Want to be a billionaire? Go to school here


The Massachusetts Institute of Technology has its hedge-fund quants, the University of Southern California has its movie moguls. But if you really want your child to be a billionaire, you might want to send them to Harvard.
Harvard has graduated some 52 billionaires, with a collective fortune of $205 billion, to lead Wealth-X's global list of universities ranked by alumni worth $1 billion or more. That's nearly twice as many as the No. 2 school, the University of Pennsylvania, which has 28 billionaire alumni worth a collective $112 billion.
And these numbers don't include either Microsoft Bill Gates or Facebook Mark Zuckerberg, both of whom attended Harvard but didn't stay to get their degree. Together they are worth some $45 billion.
Before dismissing Harvard is a domain of rich kids who mostly inherit their wealth, consider that the school also claimed the highest percentage of self-made billionaires in the study. Seventy-four percent of the school's billionaire alumni "built that," Wealth-X found.
"It shows the power of networks," said David Friedman, president of Wealth-X. "Harvard has this entrenched, powerful network that extends across so many sectors and is incredibly pro-active about connecting its alumni. You get a great education, but you also get access."
Harvard's success, said Friedman, "validates what we all whisper and now we know: It's not just what you know, it's who you know."

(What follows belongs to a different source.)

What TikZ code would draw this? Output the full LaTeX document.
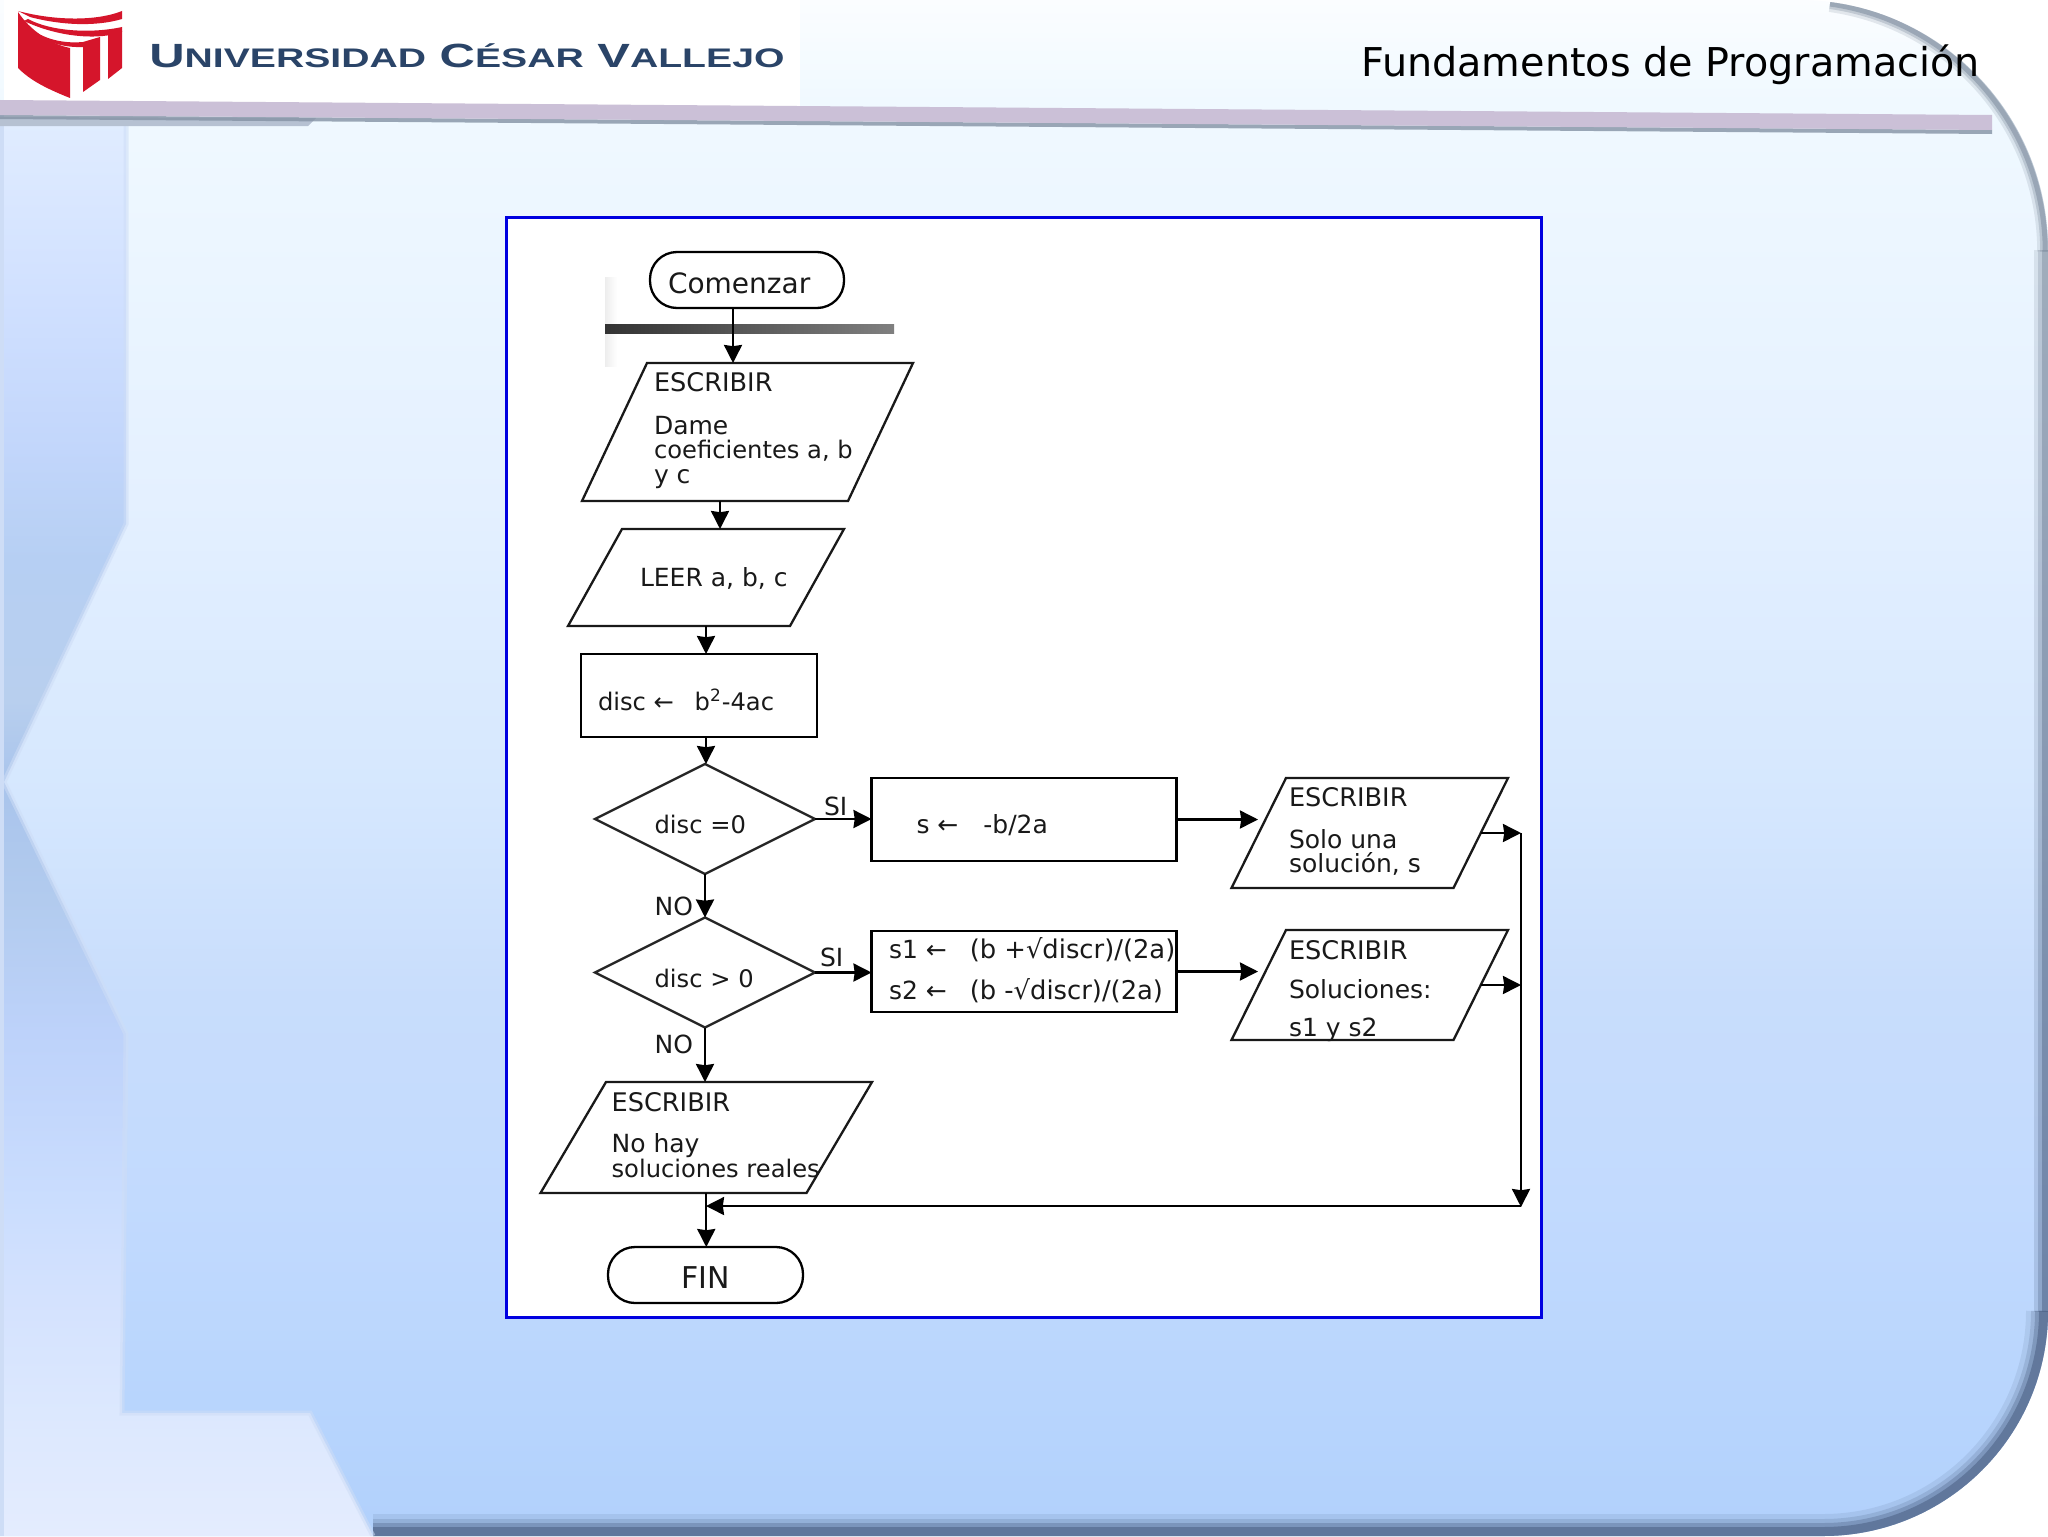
\documentclass[tikz,border=0pt]{standalone}
\usepackage{fontspec}
\usepackage{graphicx}
\setmainfont{DejaVu Sans}
\newfontfamily\logofont{Liberation Sans}
\usetikzlibrary{shapes.geometric,arrows.meta,calc}
\definecolor{edgeblue}{HTML}{4F6488}
\definecolor{edgegrey}{HTML}{8492A4}
\definecolor{barlilac}{HTML}{CBC0D7}
\definecolor{logored}{HTML}{D5152B}
\definecolor{logoblue}{HTML}{2A4468}
\definecolor{sidelight}{HTML}{CEDDF6}
\definecolor{pa}{HTML}{B2D1FC}\definecolor{pb}{HTML}{B8D5FD}\definecolor{pc}{HTML}{C2DAFE}
\definecolor{pd}{HTML}{C8DDFC}\definecolor{pe}{HTML}{D5E7FE}\definecolor{pf}{HTML}{E4F0FF}
\definecolor{pg}{HTML}{F0F9FF}\definecolor{ph}{HTML}{FBFDFF}
\definecolor{sa}{HTML}{E4ECFE}\definecolor{sb}{HTML}{DCE8FE}\definecolor{sc}{HTML}{D4E2FE}
\definecolor{sd}{HTML}{CADDFE}\definecolor{se}{HTML}{BDD2FA}\definecolor{sf}{HTML}{B2CBEE}
\definecolor{sg}{HTML}{A9C4EC}\definecolor{sh}{HTML}{B8CFEE}\definecolor{si}{HTML}{B6CFF3}
\definecolor{sj}{HTML}{C2D6FB}\definecolor{sk}{HTML}{D0E0FF}\definecolor{sl}{HTML}{E0ECFF}
\pgfdeclareverticalshading{panelshade}{100bp}{
 color(0bp)=(pa);color(25.5bp)=(pa);color(29.4bp)=(pb);
 color(35.9bp)=(pc);color(42.5bp)=(pd);
 color(49bp)=(pe);color(58.7bp)=(pf);
 color(71.7bp)=(pg);color(75bp)=(ph);color(100bp)=(ph)}
\pgfdeclareverticalshading{sideshade}{100bp}{
 color(0bp)=(sa);color(25bp)=(sa);
 color(29bp)=(sb);color(32.7bp)=(sc);
 color(36bp)=(sd);color(41.4bp)=(se);
 color(45.7bp)=(sf);color(49.5bp)=(sg);
 color(52.2bp)=(sh);color(56.8bp)=(si);
 color(60.4bp)=(sj);color(65.2bp)=(sk);
 color(71bp)=(sl);color(100bp)=(sl)}
\tikzset{
 box/.style={draw=black,line width=1.15pt,fill=white,inner sep=0pt,outer sep=0pt},
 term/.style={box,rectangle,rounded corners=13.5pt},
 proc/.style={box,rectangle},
 dec/.style={box,diamond,minimum width=110pt,minimum height=55pt,aspect=2,draw=black!85},
 frameonly/.style={rectangle,inner sep=0pt,outer sep=0pt},
 paraline/.style={draw=black!90,line width=1.15pt,fill=white,line join=miter},
 lbl/.style={anchor=base west,inner sep=0pt,outer sep=0pt,text=black!90,font=\fontsize{12.5}{15}\selectfont},
 lblcap/.style={lbl,font=\fontsize{12.8}{15}\selectfont},
 lblnarrow/.style={lbl,font=\fontsize{12.1}{15}\selectfont},
 big/.style={lbl,font=\fontsize{14}{17}\selectfont},
 arr/.style={line width=1.2pt,draw=black,-{Stealth[length=9pt,width=9pt,inset=.6pt]}},
 link/.style={line width=1.2pt,draw=black}
}
% name, centre, width px, height px, slant px
\newcommand{\paranode}[5]{%
 \node[frameonly,minimum width=#3*0.5pt,minimum height=#4*0.5pt] (#1) at (#2) {};
 \draw[paraline] (#1.south west) -- ([xshift=#5*0.5pt]#1.north west) -- (#1.north east) -- ([xshift=-#5*0.5pt]#1.south east) -- cycle;
}
\newcommand{\outerpath}{(0,0) -- (1798,0) arc[start angle=-90,end angle=0,radius=250] -- (2048,1311) arc[start angle=0,end angle=90,radius=225] -- (0,1536) -- cycle}
\begin{document}
\begin{tikzpicture}[x=0.5pt,y=-0.5pt]
\useasboundingbox (0,0) rectangle (2048,1536);
\fill[white] (0,0) rectangle (2048,1536);
% panel
\begin{scope}
 \clip \outerpath;
 \shade[shading=panelshade] (0,0) rectangle (2048,1536);
 % rim, soft edge
 \foreach \w/\o in {44/.12,34/.2,26/.35,18/.6}{
  \draw[edgeblue,line width=\w*0.5pt,opacity=\o] (2048,1311) arc[start angle=0,end angle=90,radius=225] -- (373,1536);
 }
 \foreach \w/\o in {16/.2,10/.35,5/.6}{
  \draw[edgegrey,line width=\w*0.5pt,opacity=\o] (1830,4) arc[start angle=-82,end angle=0,radius=250];
 }
 \foreach \w/\o in {14/.2,10/.3,6/.5}{
  \shade[top color=edgegrey,bottom color=edgeblue,opacity=\o] (2048-\w,250) rectangle (2048,1311);
 }
 % left sidebar
 \begin{scope}
  \clip (0,125) -- (126,125) -- (126,524) -- (4,782) -- (126,1034) -- (122,1413) -- (310,1413) -- (373,1536) -- (0,1536) -- cycle;
  \shade[shading=sideshade] (0,0) rectangle (2048,1536);
 \end{scope}
 \draw[sidelight,line width=2.5pt,opacity=.55] (126,125) -- (126,524) -- (4,782) -- (126,1034) -- (122,1413) -- (310,1413) -- (373,1536);
 \fill[sidelight] (0,115) rectangle (4,1536);
\end{scope}
% white logo plate and top bar
\fill[white] (4,0) rectangle (800,106);
\fill[sidelight!70!gray] (0,117) -- (316,118) -- (308,126) -- (0,126) -- cycle;
\fill[edgegrey,opacity=.8] (0,115) -- (1992,130) -- (1992,134) -- (0,119) -- cycle;
\fill[barlilac] (0,100) -- (1992,115) -- (1992,130) -- (0,115) -- cycle;
% logo
\fill[logored] (18,12) .. controls (30,30) and (50,44) .. (70,48) -- (70,98) .. controls (45,88) and (30,80) .. (18,68) -- cycle;
\fill[logored] (18,11) .. controls (60,22) and (100,20) .. (122,11) -- (122,19) .. controls (95,27) and (60,25) .. (30,17) -- cycle;
\fill[logored] (28,19) .. controls (50,31) and (90,34) .. (122,27) -- (122,32) .. controls (100,40) and (60,38) .. (24,21) -- cycle;
\fill[logored] (23,23) .. controls (40,38) and (60,44) .. (83,42) -- (100,37) -- (100,80) -- (83,92) -- (83,47) .. controls (60,48) and (40,40) .. (23,26) -- cycle;
\fill[logored] (108,35) -- (122,31) -- (122,68) -- (108,79) -- cycle;
\node[anchor=base west,inner sep=0pt,text=logoblue] (logotxt) at (149,68) {\resizebox{317.5pt}{12pt}{\logofont\bfseries\fontsize{20}{20}\selectfont\raisebox{0pt}[14.3pt][0pt]{U{\fontsize{16}{16}\selectfont NIVERSIDAD} C{\fontsize{16}{16}\selectfont ÉSAR} V{\fontsize{16}{16}\selectfont ALLEJO}}}};
\node[anchor=base west,inner sep=0pt,text=black,font=\fontsize{19.85}{24}\selectfont] (title) at (1361,76) {Fundamentos de Programación};
% frame
\node[rectangle,draw={rgb,255:red,0;green,0;blue,224},line width=1.5pt,fill=white,inner sep=0pt,outer sep=0pt,minimum width=517.5pt,minimum height=550pt] (frame) at (1023.5,767) {};
\fill[left color=black!7,right color=white] (605,277) rectangle (617,366);
\fill[left color=black!80,right color=black!50] (605,324) rectangle (894,333);
% column coordinates
\coordinate (c733) at (733,0);
\coordinate (c720) at (720,0);
\coordinate (c706) at (706,0);
\coordinate (tip) at (1258,0);
\coordinate (railTop) at (1521,833);
\coordinate (railBot) at (1521,1207);
\coordinate (merge) at (706,1206);
% shapes
\node[term,minimum width=97pt,minimum height=28pt] (start) at (747,280) {};
\paranode{p1}{747.5,432}{331}{138}{65}
\paranode{p2}{706,577.5}{276}{97}{54}
\node[proc,minimum width=118pt,minimum height=41.5pt] (r1) at (699,695.5) {};
\node[dec] (d1) at (705,819) {};
\node[dec] (d2) at (705,972.5) {};
\node[proc,minimum width=152.5pt,minimum height=41.5pt] (r2) at (1024,819.5) {};
\node[proc,minimum width=152.5pt,minimum height=40.5pt] (r3) at (1024,971.5) {};
\paranode{p3}{1369.75,833}{276.5}{110}{54.5}
\paranode{p4}{1369.75,985}{276.5}{110}{54.5}
\paranode{p5}{706.25,1137.5}{331.5}{111}{65.5}
\node[term,minimum width=97.5pt,minimum height=28pt] (fin) at (705.5,1275) {};
% connectors
\draw[arr] (start.south -| c733) -- (p1.north -| c733);
\draw[arr] (p1.south -| c720) -- (p2.north -| c720);
\draw[arr] (p2.south -| c706) -- (r1.north -| c706);
\draw[arr] (r1.south -| c706) -- (d1.north -| c706);
\draw[arr] (d1.south) -- (d2.north);
\draw[arr] (d2.south) -- (p5.north -| d2.south);
\draw[arr] (p5.south) -- (fin.north -| p5.south);
\draw[arr] (d1.east) -- (d1.east -| r2.west);
\draw[arr] (d2.east) -- (d2.east -| r3.west);
\draw[arr] (r2.east) -- (r2.east -| tip);
\draw[arr] (r3.east) -- (r3.east -| tip);
\draw[arr] ([xshift=-13.6pt]p3.east) -- (railTop);
\draw[arr] ([xshift=-13.6pt]p4.east) -- (p4.east -| railTop);
\draw[arr] (railTop) -- (railBot);
\draw[arr] (railBot |- merge) -- (merge);
% labels
\node[big] (tstart) at (668,293.5) {Comenzar};
\node[lblcap] (t1a) at (654,391) {ESCRIBIR};
\node[lbl] (t1b) at (654,434) {Dame};
\node[lblnarrow] (t1c) at (654,458) {coeficientes a, b};
\node[lbl] (t1d) at (654,483) {y c};
\node[lbl] (t2) at (640,586) {LEER a, b, c};
\node[lblnarrow] (t3) at (598,710) {disc ← \hspace{6.5pt}b\textsuperscript{2}-4ac};
\node[lblnarrow] (t4) at (654.6,833) {disc =0};
\node[lbl] (si1) at (824,815) {SI};
\node[lbl] (t5) at (916.5,833) {s ← \hspace{8.5pt}-b/2a};
\node[lblcap] (t6a) at (1289,806) {ESCRIBIR};
\node[lbl] (t6b) at (1289,848) {Solo una};
\node[lbl] (t6c) at (1289,872) {solución, s};
\node[lbl] (no1) at (654.6,915) {NO};
\node[lblnarrow] (t7) at (654.6,987) {disc > 0};
\node[lbl] (si2) at (820,966) {SI};
\node[lbl] (t8a) at (889,958) {s1 ← \hspace{7.5pt}{\fontsize{12.9}{15}\selectfont (b +√discr)/(2a)}};
\node[lbl] (t8b) at (889,999) {s2 ← \hspace{7.5pt}{\fontsize{12.9}{15}\selectfont (b -√discr)/(2a)}};
\node[lblcap] (t9a) at (1289,959) {ESCRIBIR};
\node[lbl] (t9b) at (1289,998) {Soluciones:};
\node[lbl] (t9c) at (1289,1036) {s1 y s2};
\node[lbl] (no2) at (654.6,1053) {NO};
\node[lblcap] (t10a) at (611.6,1111) {ESCRIBIR};
\node[lbl] (t10b) at (611.6,1152) {No hay};
\node[lblnarrow] (t10c) at (611.6,1177) {soluciones reales};
\node[big,font=\fontsize{15}{18}\selectfont] (tfin) at (681,1288) {FIN};
\end{tikzpicture}
\end{document}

Other schools can boast about their networks, too, particularly those with lines into technology and other leading fields for growing wealth.
As the chart below shows, Stanford University, in the heart of Silicon Valley, has 27 billionaires to its credit, ranking third. M.I.T., sixth on the list with 15 billionaires, has sprinkled its number-crunching analysts throughout Wall Street and hedge funds. The University of Cambridge, the only school outside the United States to make the top 10, is a high-tech leader in the U.K.

And in the broader category of ultra-high-net-worth individuals, which Wealth-X defines as those worth $30 million or more, "there are smaller clusters of successful graduates who have drawn in other alumni," Friedman noted. The University of Virginia, for instance, has many fewer billionaires, but outdid Harvard for the highest percentage of self-made wealthy, at 79 percent.
Monash University, in Melbourne, Australia, is a launching pad for women. Seventeen percent of their ultra-high-net-worth graduates are women. Among top American universities, Northwestern and Brown are conducive to female wealth with 15 percent and 14 percent.
But Harvard led in every other category in the Wealth-X rankings. Its ultra-high-net-worth graduates' sheer numbers - totaling close to 3,000 - and their outsized total net worth of $622 billion is enough to make parents whose children won't be going feel left out.
Some quick math, Friedman pointed out, provides a little balm for those suffering from elite education envy. In all, the universities mentioned in Wealth-X's report have helped create 14,355 ultra-high-net-worth individuals out of a total global population of more than 186,000, or about 7 percent. "That leaves 93 percent of the world's super-rich," Friedman said, "who did just fine without attending a top ranked school."